The camera looks decent on paper and gives some reasonable results, but I’d say this is possibly an area where things have been toned down to save a few quid. There’s a 16MP camera on the back which does a decent enough job in the daytime, but doesn’t perform quite so admirably when it’s darker. It’s not the same tech as Huawei use in their self-branded top end devices and as such the images don’t quite match up, but if you’re not planning on showing them off in a gallery or printing them out as an A1 sized poster you should be OK most of the time. The front camera is also 16Mp, but again wasn’t quite as good as that figure might have you believe.
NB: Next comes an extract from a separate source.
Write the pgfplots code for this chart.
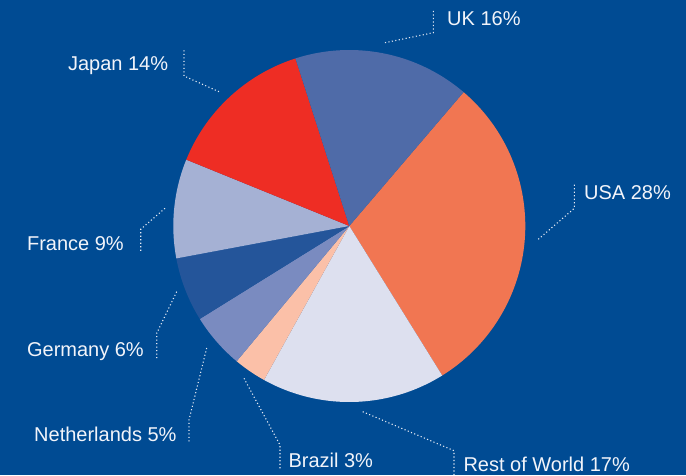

But really, the front camera is going to be for the odd selfie and video calling, so unless you’re planning on making a career out of your face you probably won’t worry too much about any of that.

So what’s this phone then, and who’s it for? Well, that’s an easy one. This is a fantastic looking, premium-feel phone that is quicker than any phone at this price tag really ought to be. It’s great for gaming on, the battery lasts longer than many other modern phones I’ve used, and it’s got that increasingly-elusive headphone socket that most companies are sticking two fingers up at. It’s not perfect, but at this price you shouldn’t expect perfection. You’ll get higher definition screens elsewhere, better cameras and more pumping audio, but you wo’nt get them for anything less than double the price of the Honor Play.

Basically, if you’re in the market for a really smart looking phone that performs well above its wight and won’t break the bank then this should be right up near the top of your list. It’s an awesome bit of kit whether you want to enjoy gaming or not, and should certainly give some of the more high-end manufacturers a few things to think about.